## Given task:
Exactly retype the lines from the top of the data through the line containing "const aliLetterY = [0.295, 0.295, 0.36, 0.36, 0.793, 0.793];", leaving out every picture.

## Provided material:
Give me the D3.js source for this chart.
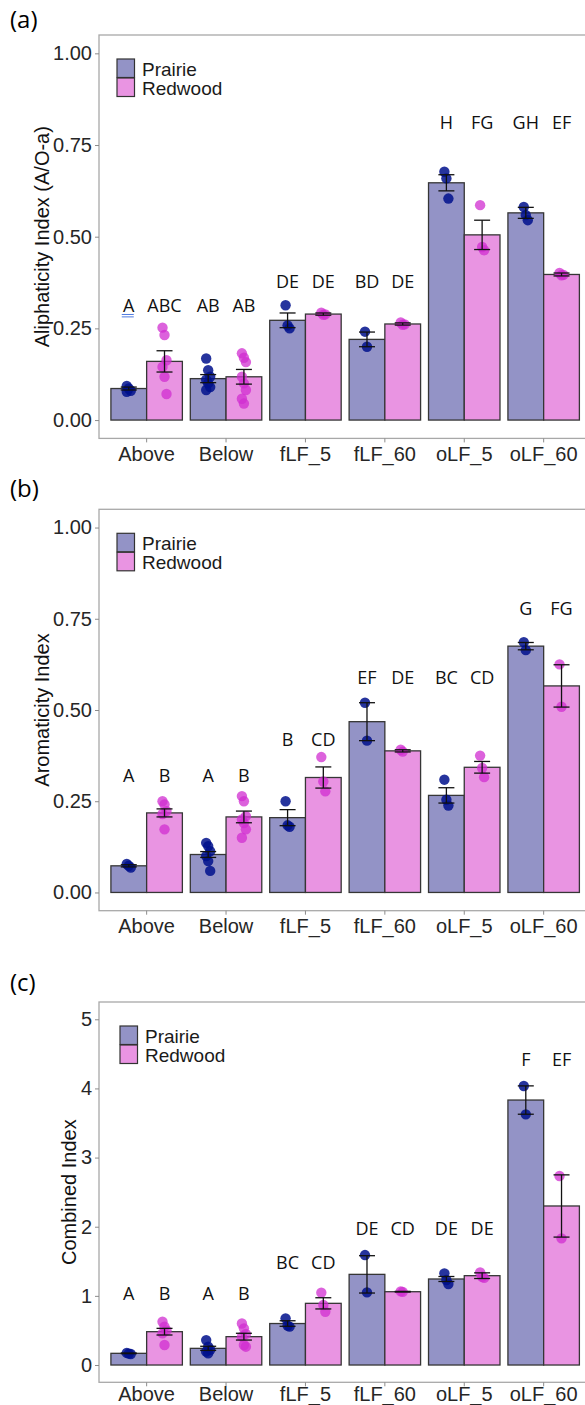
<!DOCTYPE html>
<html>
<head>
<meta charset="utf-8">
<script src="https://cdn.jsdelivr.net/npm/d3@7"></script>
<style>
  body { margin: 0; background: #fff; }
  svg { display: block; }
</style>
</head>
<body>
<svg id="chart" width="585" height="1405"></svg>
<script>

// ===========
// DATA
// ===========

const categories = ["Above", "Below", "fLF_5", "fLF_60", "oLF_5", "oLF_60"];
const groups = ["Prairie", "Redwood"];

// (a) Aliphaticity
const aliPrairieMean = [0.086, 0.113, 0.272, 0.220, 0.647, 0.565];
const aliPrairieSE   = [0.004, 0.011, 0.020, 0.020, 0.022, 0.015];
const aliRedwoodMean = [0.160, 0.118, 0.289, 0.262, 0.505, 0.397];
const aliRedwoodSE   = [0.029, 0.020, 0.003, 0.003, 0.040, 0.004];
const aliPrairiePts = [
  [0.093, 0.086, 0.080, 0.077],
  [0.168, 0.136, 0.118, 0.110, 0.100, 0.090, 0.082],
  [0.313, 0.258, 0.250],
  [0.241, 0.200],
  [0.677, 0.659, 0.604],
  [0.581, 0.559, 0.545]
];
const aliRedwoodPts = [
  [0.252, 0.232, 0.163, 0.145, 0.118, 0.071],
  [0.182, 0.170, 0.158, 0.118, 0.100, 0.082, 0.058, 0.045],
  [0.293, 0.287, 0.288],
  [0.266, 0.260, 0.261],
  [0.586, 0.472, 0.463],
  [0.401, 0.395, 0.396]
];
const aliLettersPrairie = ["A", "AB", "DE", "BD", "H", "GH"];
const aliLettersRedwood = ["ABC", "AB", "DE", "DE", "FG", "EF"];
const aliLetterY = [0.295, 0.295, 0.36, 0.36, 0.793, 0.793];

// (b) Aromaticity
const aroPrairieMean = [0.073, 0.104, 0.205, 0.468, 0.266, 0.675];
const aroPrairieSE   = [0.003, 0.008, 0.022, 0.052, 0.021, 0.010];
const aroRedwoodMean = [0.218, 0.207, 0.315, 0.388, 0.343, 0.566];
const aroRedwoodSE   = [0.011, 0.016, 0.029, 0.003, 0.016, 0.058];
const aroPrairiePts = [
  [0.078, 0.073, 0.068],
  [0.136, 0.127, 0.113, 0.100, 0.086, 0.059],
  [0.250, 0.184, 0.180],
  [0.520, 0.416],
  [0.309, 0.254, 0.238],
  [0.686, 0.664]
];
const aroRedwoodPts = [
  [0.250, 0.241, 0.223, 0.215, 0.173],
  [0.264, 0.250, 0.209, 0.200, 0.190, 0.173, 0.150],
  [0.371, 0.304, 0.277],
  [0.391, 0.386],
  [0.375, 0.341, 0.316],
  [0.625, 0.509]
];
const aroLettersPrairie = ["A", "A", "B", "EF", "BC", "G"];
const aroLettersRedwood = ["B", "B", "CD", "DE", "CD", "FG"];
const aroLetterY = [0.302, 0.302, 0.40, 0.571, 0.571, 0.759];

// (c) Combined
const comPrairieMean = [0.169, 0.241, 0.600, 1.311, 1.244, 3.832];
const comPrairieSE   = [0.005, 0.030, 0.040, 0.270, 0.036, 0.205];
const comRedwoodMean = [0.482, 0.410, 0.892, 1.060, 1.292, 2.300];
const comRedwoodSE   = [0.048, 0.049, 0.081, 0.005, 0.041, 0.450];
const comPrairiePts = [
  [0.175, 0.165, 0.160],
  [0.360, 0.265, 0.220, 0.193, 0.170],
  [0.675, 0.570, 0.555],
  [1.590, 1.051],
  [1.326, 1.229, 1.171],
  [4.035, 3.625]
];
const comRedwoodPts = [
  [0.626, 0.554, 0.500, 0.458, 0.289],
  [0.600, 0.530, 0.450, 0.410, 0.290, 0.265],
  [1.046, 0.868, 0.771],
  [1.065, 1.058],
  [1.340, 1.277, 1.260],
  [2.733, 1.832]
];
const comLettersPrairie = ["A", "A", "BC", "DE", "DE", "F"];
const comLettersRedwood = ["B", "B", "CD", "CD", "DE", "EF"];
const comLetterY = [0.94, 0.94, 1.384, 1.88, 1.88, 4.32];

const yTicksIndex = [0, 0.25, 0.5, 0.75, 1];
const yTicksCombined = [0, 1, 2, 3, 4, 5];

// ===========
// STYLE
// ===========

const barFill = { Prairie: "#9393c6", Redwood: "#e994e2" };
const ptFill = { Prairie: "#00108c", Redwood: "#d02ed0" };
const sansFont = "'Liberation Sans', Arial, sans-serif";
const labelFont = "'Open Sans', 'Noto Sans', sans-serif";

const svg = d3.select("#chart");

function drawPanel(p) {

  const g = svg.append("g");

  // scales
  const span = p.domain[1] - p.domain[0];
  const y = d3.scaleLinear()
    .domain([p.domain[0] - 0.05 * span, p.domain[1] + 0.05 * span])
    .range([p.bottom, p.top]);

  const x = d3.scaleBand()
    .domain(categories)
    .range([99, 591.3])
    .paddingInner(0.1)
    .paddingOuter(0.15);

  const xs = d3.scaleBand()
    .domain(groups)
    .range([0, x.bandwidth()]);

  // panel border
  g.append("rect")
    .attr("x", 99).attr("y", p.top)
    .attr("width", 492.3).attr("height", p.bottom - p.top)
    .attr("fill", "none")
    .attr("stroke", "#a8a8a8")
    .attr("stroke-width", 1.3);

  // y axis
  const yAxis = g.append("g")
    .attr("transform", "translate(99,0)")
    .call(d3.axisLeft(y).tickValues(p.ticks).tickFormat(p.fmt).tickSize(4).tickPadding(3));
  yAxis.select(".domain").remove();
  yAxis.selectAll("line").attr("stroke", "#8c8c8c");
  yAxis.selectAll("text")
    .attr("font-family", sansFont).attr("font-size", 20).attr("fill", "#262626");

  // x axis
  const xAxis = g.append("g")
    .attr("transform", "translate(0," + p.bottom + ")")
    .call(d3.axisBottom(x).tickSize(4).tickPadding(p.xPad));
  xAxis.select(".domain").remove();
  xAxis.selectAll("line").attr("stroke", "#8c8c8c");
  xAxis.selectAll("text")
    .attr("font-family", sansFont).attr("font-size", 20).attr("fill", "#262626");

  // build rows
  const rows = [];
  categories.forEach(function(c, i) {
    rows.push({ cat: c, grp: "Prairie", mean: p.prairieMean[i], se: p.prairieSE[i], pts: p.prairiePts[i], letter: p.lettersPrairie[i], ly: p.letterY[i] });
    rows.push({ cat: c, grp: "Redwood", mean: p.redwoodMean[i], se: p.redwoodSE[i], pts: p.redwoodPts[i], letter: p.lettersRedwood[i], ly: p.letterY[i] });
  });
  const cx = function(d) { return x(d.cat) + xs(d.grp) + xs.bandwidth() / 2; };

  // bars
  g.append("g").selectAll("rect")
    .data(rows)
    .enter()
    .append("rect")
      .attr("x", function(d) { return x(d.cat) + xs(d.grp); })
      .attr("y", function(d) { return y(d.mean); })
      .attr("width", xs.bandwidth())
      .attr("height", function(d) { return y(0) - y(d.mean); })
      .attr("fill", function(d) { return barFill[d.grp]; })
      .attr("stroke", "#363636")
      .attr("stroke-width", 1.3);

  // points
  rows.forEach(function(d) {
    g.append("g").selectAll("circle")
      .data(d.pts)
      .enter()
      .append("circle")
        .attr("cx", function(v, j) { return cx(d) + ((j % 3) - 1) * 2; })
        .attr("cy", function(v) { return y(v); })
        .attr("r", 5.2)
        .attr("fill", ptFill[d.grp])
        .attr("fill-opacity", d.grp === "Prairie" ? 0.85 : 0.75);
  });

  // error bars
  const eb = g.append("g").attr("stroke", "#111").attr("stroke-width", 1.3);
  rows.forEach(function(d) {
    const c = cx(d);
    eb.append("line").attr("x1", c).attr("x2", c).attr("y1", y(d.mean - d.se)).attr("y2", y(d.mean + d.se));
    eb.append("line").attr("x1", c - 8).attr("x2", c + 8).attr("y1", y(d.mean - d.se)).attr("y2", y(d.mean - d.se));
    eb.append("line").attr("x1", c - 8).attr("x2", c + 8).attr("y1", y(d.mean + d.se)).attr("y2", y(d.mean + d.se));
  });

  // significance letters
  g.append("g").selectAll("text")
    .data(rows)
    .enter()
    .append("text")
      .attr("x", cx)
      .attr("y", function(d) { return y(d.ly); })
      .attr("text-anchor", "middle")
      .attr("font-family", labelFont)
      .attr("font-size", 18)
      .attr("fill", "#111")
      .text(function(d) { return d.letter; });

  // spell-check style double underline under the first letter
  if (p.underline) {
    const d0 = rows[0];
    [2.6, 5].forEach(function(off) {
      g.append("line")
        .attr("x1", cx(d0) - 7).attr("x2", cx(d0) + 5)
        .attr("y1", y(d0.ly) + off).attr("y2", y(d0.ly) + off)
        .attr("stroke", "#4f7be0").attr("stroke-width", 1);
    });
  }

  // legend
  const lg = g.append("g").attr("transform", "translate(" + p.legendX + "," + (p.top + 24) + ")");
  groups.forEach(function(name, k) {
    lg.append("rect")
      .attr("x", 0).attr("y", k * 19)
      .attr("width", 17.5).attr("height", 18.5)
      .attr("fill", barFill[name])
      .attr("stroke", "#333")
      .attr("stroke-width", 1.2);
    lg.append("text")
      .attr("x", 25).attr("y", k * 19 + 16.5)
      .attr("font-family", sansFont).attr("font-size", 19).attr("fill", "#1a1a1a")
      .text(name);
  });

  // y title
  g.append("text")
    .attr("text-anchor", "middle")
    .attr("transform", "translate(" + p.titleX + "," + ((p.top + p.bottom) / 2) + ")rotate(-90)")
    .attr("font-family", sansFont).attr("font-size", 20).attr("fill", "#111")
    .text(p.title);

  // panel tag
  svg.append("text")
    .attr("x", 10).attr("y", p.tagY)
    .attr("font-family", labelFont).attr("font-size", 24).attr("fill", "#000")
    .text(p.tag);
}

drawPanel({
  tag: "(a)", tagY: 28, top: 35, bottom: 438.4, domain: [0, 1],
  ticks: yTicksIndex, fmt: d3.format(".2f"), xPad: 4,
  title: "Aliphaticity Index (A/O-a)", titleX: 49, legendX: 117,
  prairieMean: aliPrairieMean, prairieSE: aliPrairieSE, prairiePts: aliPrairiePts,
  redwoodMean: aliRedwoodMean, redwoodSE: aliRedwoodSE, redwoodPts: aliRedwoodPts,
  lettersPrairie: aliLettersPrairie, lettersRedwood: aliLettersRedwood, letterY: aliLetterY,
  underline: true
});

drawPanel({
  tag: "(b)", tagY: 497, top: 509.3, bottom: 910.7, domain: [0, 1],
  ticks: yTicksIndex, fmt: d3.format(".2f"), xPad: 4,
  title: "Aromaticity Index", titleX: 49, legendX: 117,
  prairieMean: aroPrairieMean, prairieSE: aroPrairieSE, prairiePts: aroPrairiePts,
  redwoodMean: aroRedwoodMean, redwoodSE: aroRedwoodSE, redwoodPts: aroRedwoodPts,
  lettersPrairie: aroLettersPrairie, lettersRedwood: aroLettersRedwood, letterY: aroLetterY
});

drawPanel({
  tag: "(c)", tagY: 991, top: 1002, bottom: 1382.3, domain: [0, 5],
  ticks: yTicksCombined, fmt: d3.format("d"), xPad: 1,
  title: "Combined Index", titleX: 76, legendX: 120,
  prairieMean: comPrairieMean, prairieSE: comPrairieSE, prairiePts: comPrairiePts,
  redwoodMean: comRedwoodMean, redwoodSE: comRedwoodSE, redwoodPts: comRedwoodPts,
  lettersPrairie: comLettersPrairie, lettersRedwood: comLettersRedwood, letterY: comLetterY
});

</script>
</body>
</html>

## Written solution:
Give me the D3.js source for this chart.
<!DOCTYPE html>
<html>
<head>
<meta charset="utf-8">
<script src="https://cdn.jsdelivr.net/npm/d3@7"></script>
<style>
  body { margin: 0; background: #fff; }
  svg { display: block; }
</style>
</head>
<body>
<svg id="chart" width="585" height="1405"></svg>
<script>

// ===========
// DATA
// ===========

const categories = ["Above", "Below", "fLF_5", "fLF_60", "oLF_5", "oLF_60"];
const groups = ["Prairie", "Redwood"];

// (a) Aliphaticity
const aliPrairieMean = [0.086, 0.113, 0.272, 0.220, 0.647, 0.565];
const aliPrairieSE   = [0.004, 0.011, 0.020, 0.020, 0.022, 0.015];
const aliRedwoodMean = [0.160, 0.118, 0.289, 0.262, 0.505, 0.397];
const aliRedwoodSE   = [0.029, 0.020, 0.003, 0.003, 0.040, 0.004];
const aliPrairiePts = [
  [0.093, 0.086, 0.080, 0.077],
  [0.168, 0.136, 0.118, 0.110, 0.100, 0.090, 0.082],
  [0.313, 0.258, 0.250],
  [0.241, 0.200],
  [0.677, 0.659, 0.604],
  [0.581, 0.559, 0.545]
];
const aliRedwoodPts = [
  [0.252, 0.232, 0.163, 0.145, 0.118, 0.071],
  [0.182, 0.170, 0.158, 0.118, 0.100, 0.082, 0.058, 0.045],
  [0.293, 0.287, 0.288],
  [0.266, 0.260, 0.261],
  [0.586, 0.472, 0.463],
  [0.401, 0.395, 0.396]
];
const aliLettersPrairie = ["A", "AB", "DE", "BD", "H", "GH"];
const aliLettersRedwood = ["ABC", "AB", "DE", "DE", "FG", "EF"];
const aliLetterY = [0.295, 0.295, 0.36, 0.36, 0.793, 0.793];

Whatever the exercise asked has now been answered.